### [The data]
-- Start --

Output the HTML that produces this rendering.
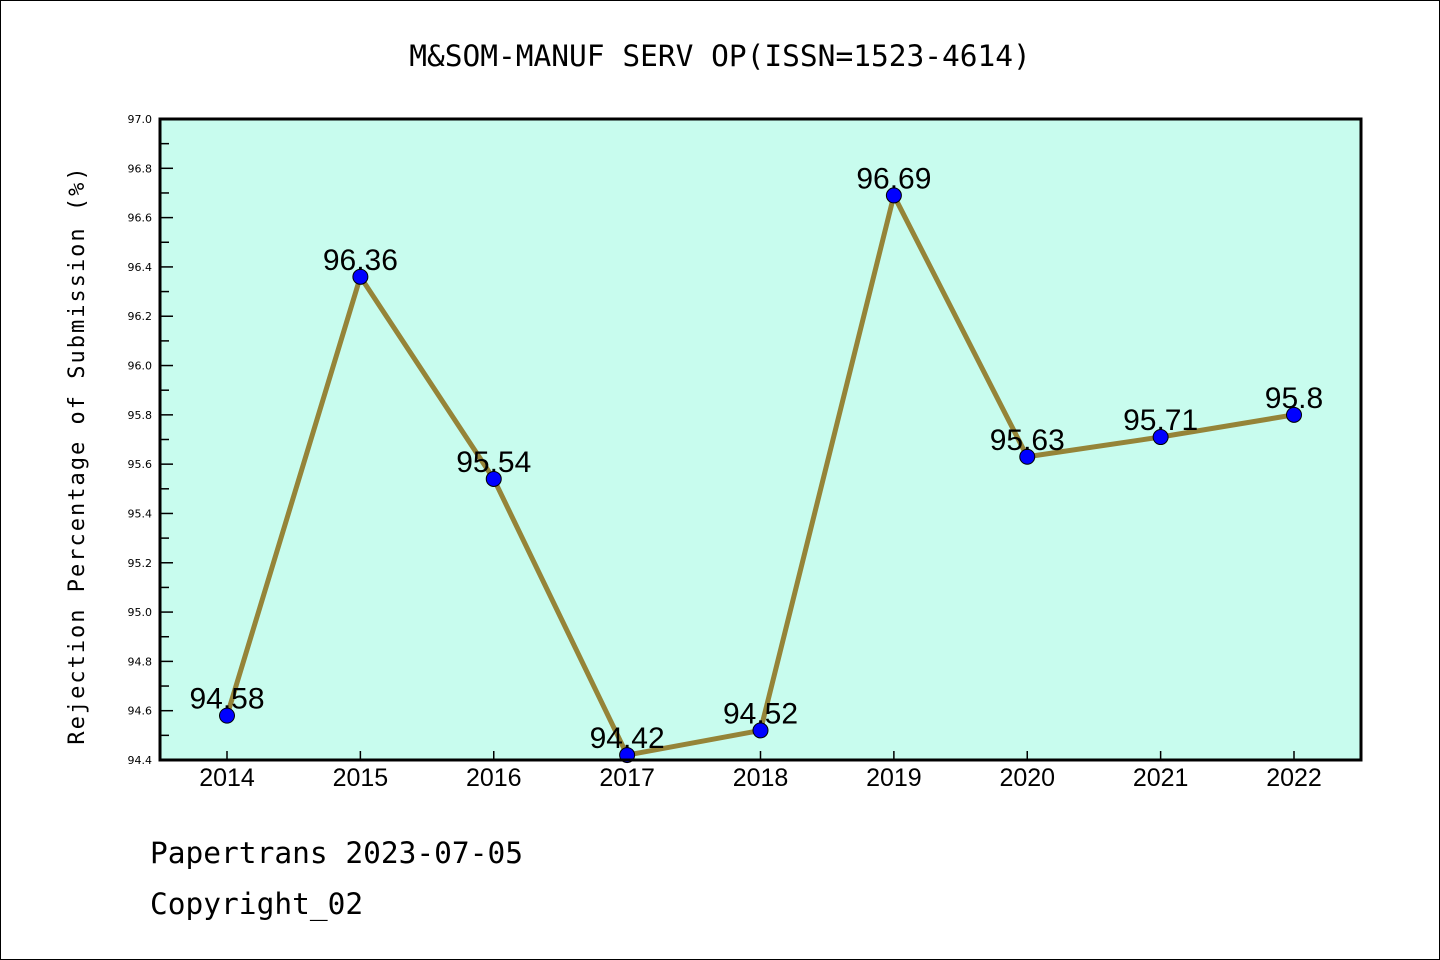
<!DOCTYPE html>
<html><head><meta charset="utf-8"><style>
html,body{margin:0;padding:0;background:#fff;}
#wrap{position:relative;width:1440px;height:960px;overflow:hidden;}
</style></head><body>
<div id="wrap">
<svg id="chart" width="1440" height="960" xmlns="http://www.w3.org/2000/svg" font-family="'WenQuanYi Zen Hei','DejaVu Sans Mono',monospace">
<rect x="0.5" y="0.5" width="1439" height="959" fill="#fff" stroke="#000" stroke-width="1"/>
<text x="720" y="66" text-anchor="middle" font-size="29.5">M&amp;SOM-MANUF SERV OP(ISSN=1523-4614)</text>
<rect x="160" y="119" width="1201" height="641" fill="#c8fcee"/>
<g id="yaxis"></g><g id="xaxis"></g><g id="series"></g>
<rect x="160" y="119" width="1201" height="641" fill="none" stroke="#000" stroke-width="3"/>
<text transform="translate(84,455) rotate(-90)" text-anchor="middle" font-size="22" letter-spacing="2">Rejection Percentage of Submission (%)</text>
<text x="150" y="863" font-size="29.5">Papertrans 2023-07-05</text>
<text x="150" y="914" font-size="29.5">Copyright_02</text>
</svg>
</div>
<script>
const categories=["2014","2015","2016","2017","2018","2019","2020","2021","2022"];
const values=[94.58,96.36,95.54,94.42,94.52,96.69,95.63,95.71,95.8];
const valueLabels=["94.58","96.36","95.54","94.42","94.52","96.69","95.63","95.71","95.8"];
const yTicks=["94.4","94.6","94.8","95.0","95.2","95.4","95.6","95.8","96.0","96.2","96.4","96.6","96.8","97.0"];
const yMin=94.4,yMax=97.0;
const L=160,R=1361,T=119,B=760;
const NS="http://www.w3.org/2000/svg";
function xS(i){return 227+i*(1294-227)/(categories.length-1);}
function yS(v){return B-(v-yMin)/(yMax-yMin)*(B-T);}
function mk(tag,attrs,parent){const e=document.createElementNS(NS,tag);for(const k in attrs)e.setAttribute(k,attrs[k]);parent.appendChild(e);return e;}
const ya=document.getElementById('yaxis'),xa=document.getElementById('xaxis'),se=document.getElementById('series');
yTicks.forEach((t,i)=>{const v=parseFloat(t);const y=yS(v);
 const l=mk('line',{x1:L,x2:L+13,y1:y,y2:y,stroke:'#000','stroke-width':1.5},ya);
 
 
 const tx=mk('text',{x:L-8,y:y+4,'text-anchor':'end','font-size':11,'font-family':'DejaVu Sans,sans-serif'},ya);tx.textContent=t;
 
 
 if(i<yTicks.length-1){const ym=yS(v+0.1);const m=mk('line',{x1:L,x2:L+9,y1:ym,y2:ym,stroke:'#000','stroke-width':1.5},ya);
 
 }
});
categories.forEach((c,i)=>{const x=xS(i);
 const l=mk('line',{x1:x,x2:x,y1:B,y2:B-9,stroke:'#000','stroke-width':1.5},xa);
 
 
 const tx=mk('text',{x:x,y:B+26,'text-anchor':'middle','font-size':25,'font-family':'Liberation Sans,sans-serif'},xa);tx.textContent=c;
 
 
});
const pts=values.map((v,i)=>xS(i)+','+yS(v)).join(' ');
const pl=mk('polyline',{points:pts,fill:'none',stroke:'#958438','stroke-width':5,'stroke-linejoin':'round'},se);


values.forEach((v,i)=>{const x=xS(i),y=yS(v);
 const c=mk('circle',{cx:x,cy:y,r:7.5,fill:'#0000ff',stroke:'#000','stroke-width':1},se);
 
 
 const t=mk('text',{x:x,y:y-7,'text-anchor':'middle','font-size':30,'font-family':'Liberation Sans,sans-serif'},se);t.textContent=valueLabels[i];
 
 
});
</script>
</body></html>
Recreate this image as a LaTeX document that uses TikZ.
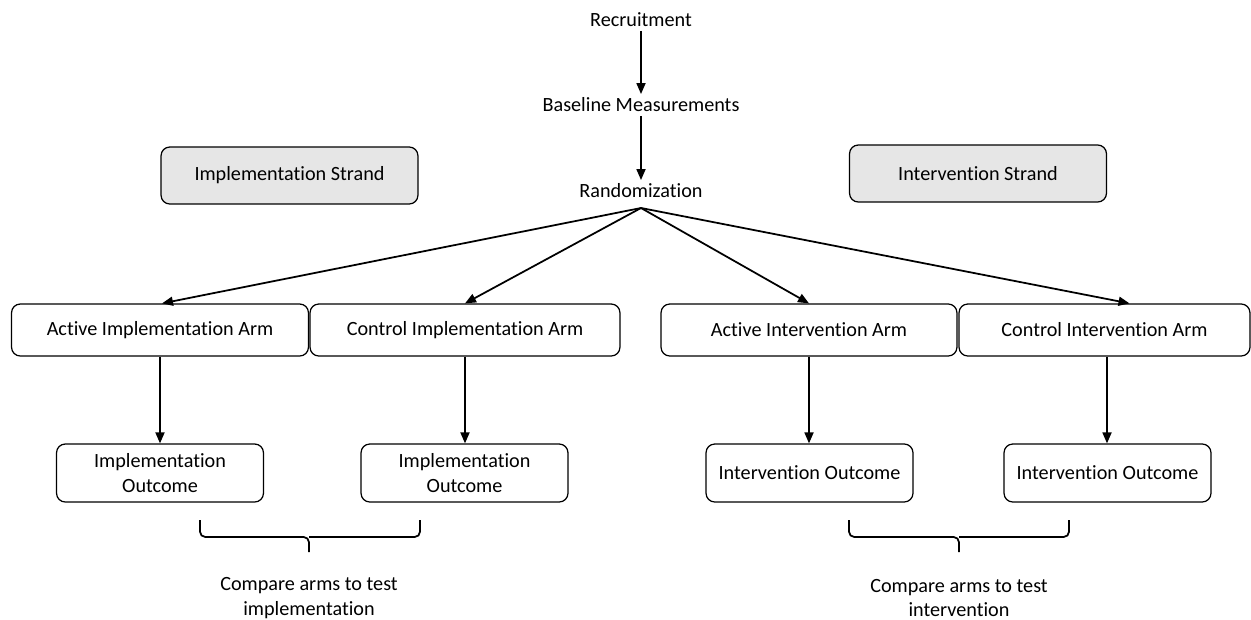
\documentclass[tikz,border=0pt]{standalone}
\usepackage{fontspec}
\setmainfont{Carlito}[Ligatures=NoCommon]
\usepackage{tikz}
\usetikzlibrary{arrows.meta, positioning, calc}
\definecolor{cStrand}{RGB}{230,230,230}
\tikzset{
	plain/.style={inner sep=2pt, font=\fontsize{11.5}{13.8}\selectfont, align=center},
	strand/.style={rectangle, rounded corners=5pt, draw=black, line width=0.7pt, fill=cStrand, minimum width=5.14cm, minimum height=1.14cm, font=\fontsize{11.5}{13.8}\selectfont},
	arm/.style={rectangle, rounded corners=5pt, draw=black, line width=0.7pt, fill=white, minimum height=1.04cm, font=\fontsize{11.5}{13.8}\selectfont},
	outcome/.style={rectangle, rounded corners=5pt, draw=black, line width=0.7pt, fill=white, minimum width=4.14cm, minimum height=1.16cm, align=center, font=\fontsize{11.5}{13.8}\selectfont},
	flowarrow/.style={-{Triangle[length=2.2mm, width=1.8mm]}, line width=1pt},
	% bracket under the outcomes
	bracket/.style={line width=1pt, rounded corners=3pt},
}

\begin{document}
\begin{tikzpicture}[x=0.02cm, y=-0.02cm]
	\useasboundingbox (0,0) rectangle (1251,619);
	% trunk
	\node[plain] (recruit) at (641,20)  {Recruitment};
	\node[plain] (base)    at (641,105) {Baseline Measurements};
	\node[plain] (rand)    at (641,191) {Randomization};
	\draw[flowarrow] (recruit) -- (base);
	\draw[flowarrow] (base) -- (rand);
	% strands
	\node[strand] (implstrand) at (289.5,175.5) {Implementation Strand};
	\node[strand] (intvstrand) at (978,173.5)   {Intervention Strand};
	% arms
	\node[arm, minimum width=5.94cm] (actimpl) at (160,330) {Active Implementation Arm};
	\node[arm, minimum width=6.2cm]  (conimpl) at (465,330)   {Control Implementation Arm};
	\node[arm, minimum width=5.92cm] (actintv) at (809,330)   {Active Intervention Arm};
	\node[arm, minimum width=5.82cm] (conintv) at (1104.5,330) {Control Intervention Arm};
	\coordinate (split) at (641,208);
	\draw[flowarrow] (split) -- ($(actimpl.north)+(2,0)$);
	\draw[flowarrow] (split) -- (conimpl.north);
	\draw[flowarrow] (split) -- (actintv.north);
	\draw[flowarrow] (split) -- ($(conintv.north)+(25,0)$);
	% outcomes
	\node[outcome] (outimpla) at (160,473) {Implementation\\Outcome};
	\node[outcome] (outimplb) at (464.5,473) {Implementation\\Outcome};
	\node[outcome] (outintva) at (809.5,473) {Intervention Outcome};
	\node[outcome] (outintvb) at (1107.5,473) {Intervention Outcome};
	\coordinate (cibot) at ($(conintv.south)+(2.5,0)$);
	\draw[flowarrow] (actimpl.south) -- (actimpl.south |- outimpla.north);
	\draw[flowarrow] (conimpl.south) -- (conimpl.south |- outimplb.north);
	\draw[flowarrow] (actintv.south) -- (actintv.south |- outintva.north);
	\draw[flowarrow] (cibot) -- (cibot |- outintvb.north);
	% brackets
	\draw[bracket] (200,520) |- (309,537) -- (309,552);
	\draw[bracket] (420,520) |- (309,537);
	\draw[bracket] (849,520) |- (959,537) -- (959,552);
	\draw[bracket] (1069,520) |- (959,537);
	\node[plain] (cmpimpl) at (309,598) {Compare arms to test\\implementation};
	\node[plain] (cmpintv) at (959,598) {Compare arms to test\\intervention};
\end{tikzpicture}
\end{document}
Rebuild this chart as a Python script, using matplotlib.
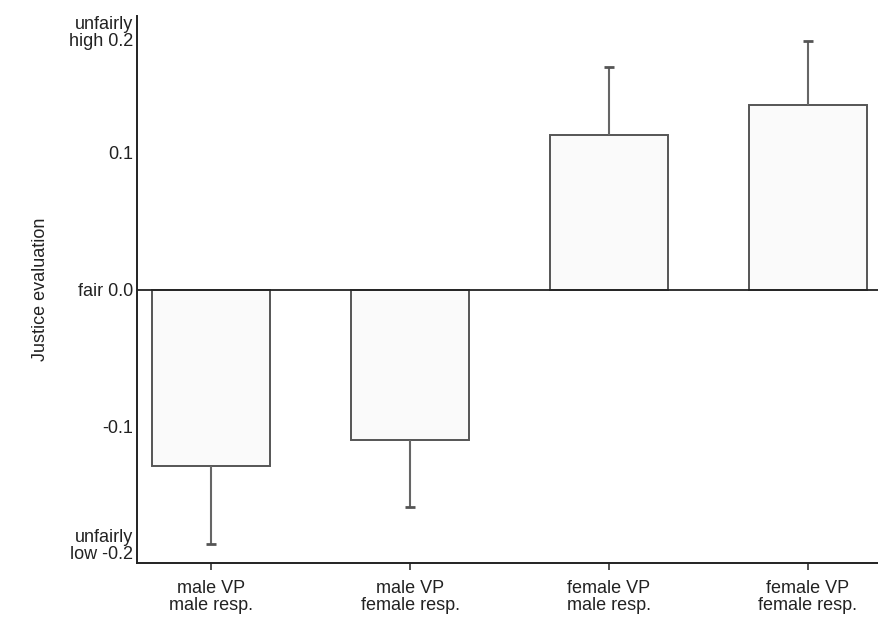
import matplotlib.pyplot as plt
import numpy as np

# Data
groups = ["male VP\nmale resp.", "male VP\nfemale resp.",
          "female VP\nmale resp.", "female VP\nfemale resp."]
means = [-0.129, -0.110, 0.113, 0.135]
errors = [0.057, 0.049, 0.050, 0.047]

ytick_vals = [-0.2, -0.1, 0.0, 0.1, 0.2]
ytick_labels = ["unfairly\nlow -0.2", "-0.1", "fair 0.0", "0.1", "unfairly\nhigh 0.2"]

plt.rcParams["font.family"] = ["Liberation Sans", "DejaVu Sans"]

fig = plt.figure(figsize=(8.79, 6.26), dpi=100)
ax = fig.add_axes([0.156, 0.1006, 0.844, 0.8738])

x = np.arange(len(groups))
means_arr = np.array(means)
err_arr = np.array(errors)
# error bars point away from zero only
tips = means_arr + np.sign(means_arr) * err_arr

ax.bar(x, means, width=0.593, color="#fafafa", edgecolor="#555555",
       linewidth=1.4, zorder=2)
ax.vlines(x, means_arr, tips, color="#666666", linewidth=1.5, zorder=3)
ax.plot(x, tips, linestyle="none", marker="_", markersize=7,
        markeredgewidth=2.0, color="#555555", zorder=3)
ax.axhline(0, color="#222222", linewidth=1.3, zorder=4)

ax.set_xlim(-0.372, 3.357)
ax.set_ylim(-0.2, 0.2)

ax.set_xticks(x)
ax.set_xticklabels(groups, fontsize=13, color="#222222", linespacing=1.05)
ax.set_yticks(ytick_vals)
ax.set_yticklabels(ytick_labels, fontsize=13, color="#222222", linespacing=1.0)
for lbl in ax.get_yticklabels():
    txt = lbl.get_text()
    if "high" in txt:
        lbl.set_verticalalignment("top")
    elif "low" in txt:
        lbl.set_verticalalignment("bottom")

ax.tick_params(axis="y", length=0, pad=3)
ax.tick_params(axis="x", length=5, width=1.2, color="#333333", pad=7)

ax.set_ylabel("Justice evaluation", fontsize=13, color="#222222", labelpad=14)

for side in ["top", "right"]:
    ax.spines[side].set_visible(False)
for side in ["left", "bottom"]:
    ax.spines[side].set_linewidth(1.4)
    ax.spines[side].set_color("#222222")

fig.savefig("out.png", dpi=100)
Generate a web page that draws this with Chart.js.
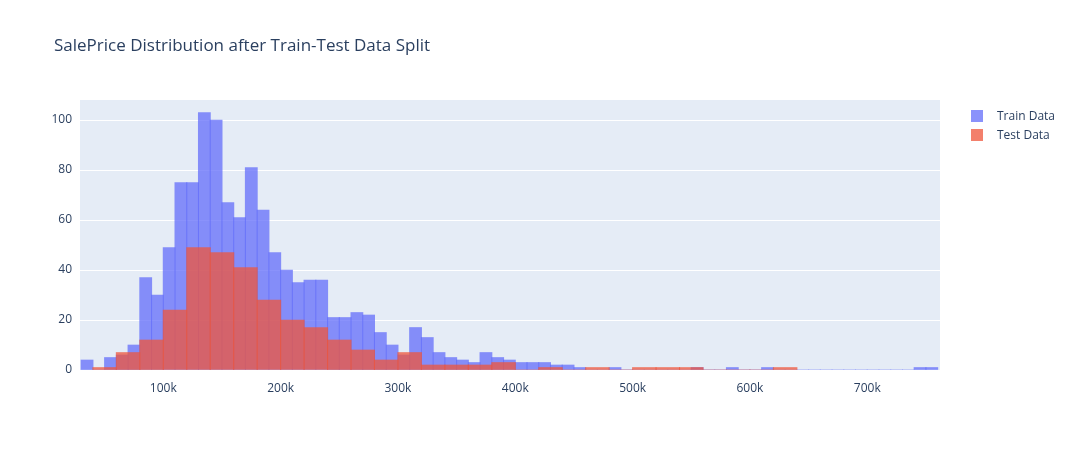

-- End --

### [Written exercise]
In the records above, find the line with "Rebuild this chart" and the line with "ax.set_ylim(-0.2, 0.2)", then restate word for word only those two lines and all lines between, omitting pictures.

### [Full output]
Rebuild this chart as a Python script, using matplotlib.
import matplotlib.pyplot as plt
import numpy as np

# Data
groups = ["male VP\nmale resp.", "male VP\nfemale resp.",
          "female VP\nmale resp.", "female VP\nfemale resp."]
means = [-0.129, -0.110, 0.113, 0.135]
errors = [0.057, 0.049, 0.050, 0.047]

ytick_vals = [-0.2, -0.1, 0.0, 0.1, 0.2]
ytick_labels = ["unfairly\nlow -0.2", "-0.1", "fair 0.0", "0.1", "unfairly\nhigh 0.2"]

plt.rcParams["font.family"] = ["Liberation Sans", "DejaVu Sans"]

fig = plt.figure(figsize=(8.79, 6.26), dpi=100)
ax = fig.add_axes([0.156, 0.1006, 0.844, 0.8738])

x = np.arange(len(groups))
means_arr = np.array(means)
err_arr = np.array(errors)
# error bars point away from zero only
tips = means_arr + np.sign(means_arr) * err_arr

ax.bar(x, means, width=0.593, color="#fafafa", edgecolor="#555555",
       linewidth=1.4, zorder=2)
ax.vlines(x, means_arr, tips, color="#666666", linewidth=1.5, zorder=3)
ax.plot(x, tips, linestyle="none", marker="_", markersize=7,
        markeredgewidth=2.0, color="#555555", zorder=3)
ax.axhline(0, color="#222222", linewidth=1.3, zorder=4)

ax.set_xlim(-0.372, 3.357)
ax.set_ylim(-0.2, 0.2)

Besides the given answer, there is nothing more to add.